Pursuant to PSEBA, a safety employee such as a firefighter, who suffers a catastrophic injury or is killed in the line of duty, is entitled to have the employer pay the entire health insurance plan premium for the employee, the employee’s spouse, and dependent children up to age 25. PSEBA became law in 1997.  Its scope over the last decade has been expanded primarily through litigation reaching the Supreme Court and intermediate appellate courts but not through action by the Illinois General Assembly.  The most significant Supreme Court decision involving PSEBA was issued in 2004 when it ruled that suffering a “catastrophic injury” was equivalent to an injury resulting in the employee being awarded a “line of duty disability” by a pension board.  As a result of this ruling, employees who were no longer physically fit to serve as police officers or firefighters due to duty related injuries were able to demand that their municipality pay for their health insurance premiums. Assuming that their injuries occurred within the scope of their employment and certain other parameters were met, such claims were generally successful.  While PSEBA is clearly appropriate in a scenario where the employee can no longer work as a result of his disability, local government advocates have sought amendments to PSEBA that would prevent the benefits in cases where the employee is capable of obtaining gainful employment.   These efforts have been largely unsuccessful.

More recent litigation has focused on PSEBA’s requirements that the injury would have to occur as a result of the employee’s “response to what is reasonably believed to be an emergency.” In early 2012, the Supreme Court interpreted this phrase and explained that to be eligible, PSEBA requires an injury to be sustained in response to “what was reasonably believed to be an unforeseen circumstance involving imminent danger to a person or property requiring an urgent response.”

In this case, the plaintiff sought to expand PSEBA even further. Specifically, the plaintiff argued that PSEBA should be expanded to cover injuries to firefighters that were sustained over the course of years of active fire service.  Essentially, the plaintiff sought to have the court interpret PSEBA to include cumulative occupational diseases that would potentially, but not necessarily, result in the firefighter’s death, even if he was not on duty at the time.  The firefighter at issue passed away at home as a result of a heart attack.  While acknowledging the tragic circumstances of the firefighter’s death, the municipality argued that the firefighter’s fatal heart attack occurred off-duty and that therefore he was not killed in the line of duty as such phrase is used in PSEBA.  In addition, the municipality maintained that PSEBA was not intended to address occupational diseases.

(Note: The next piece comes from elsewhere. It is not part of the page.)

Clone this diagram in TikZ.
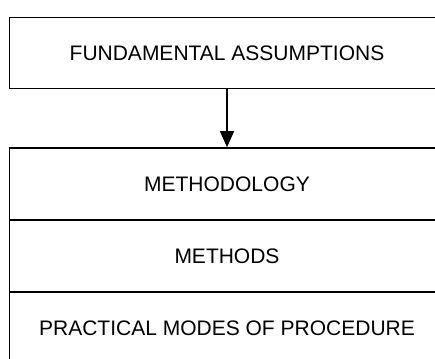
\documentclass[tikz,border=0pt]{standalone}
\usepackage{fontspec}
\setmainfont{Liberation Sans}
\usetikzlibrary{arrows.meta}
\begin{document}
\begin{tikzpicture}[x=1pt,y=1pt,
  layer/.style={draw=black, line width=1.6pt, rectangle, minimum width=435pt,
    inner sep=0pt, font=\fontsize{21}{24}\selectfont, anchor=center},
  link/.style={line width=1.5pt, -{Triangle[length=16pt,width=14pt]}}]
  \useasboundingbox (0,0) rectangle (435,358);
  \clip (0,0) rectangle (435,358);
  % assumptions box on top
  \node[layer, minimum height=71pt] (fa) at (227,305) {FUNDAMENTAL ASSUMPTIONS};
  % stacked levels below
  \node[layer, minimum height=72pt] (mg) at (227,174) {METHODOLOGY};
  \node[layer, minimum height=72pt] (ms) at (227,102) {METHODS};
  \node[layer, minimum height=72pt] (pm) at (227,30) {PRACTICAL MODES OF PROCEDURE};
  \draw[link] (fa.south) -- (mg.north);
\end{tikzpicture}
\end{document}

In agreeing with the municipality’s arguments, the court stated that the phrase “killed in the line of duty” as used in the PSEBA was to be given its “plain, unambiguous meaning” and that considering the lack of indication to the contrary by either the appellate courts or the legislature, PSEBA was not intended to include “cumulative occupational disease deaths” in its definition of “killed in the line of duty.” Accordingly, the court determined that the firefighter was not “killed in the line of duty,” as he was neither on duty nor killed by a specific act of duty.  As a result, the plaintiff was not entitled to PSEBA benefits.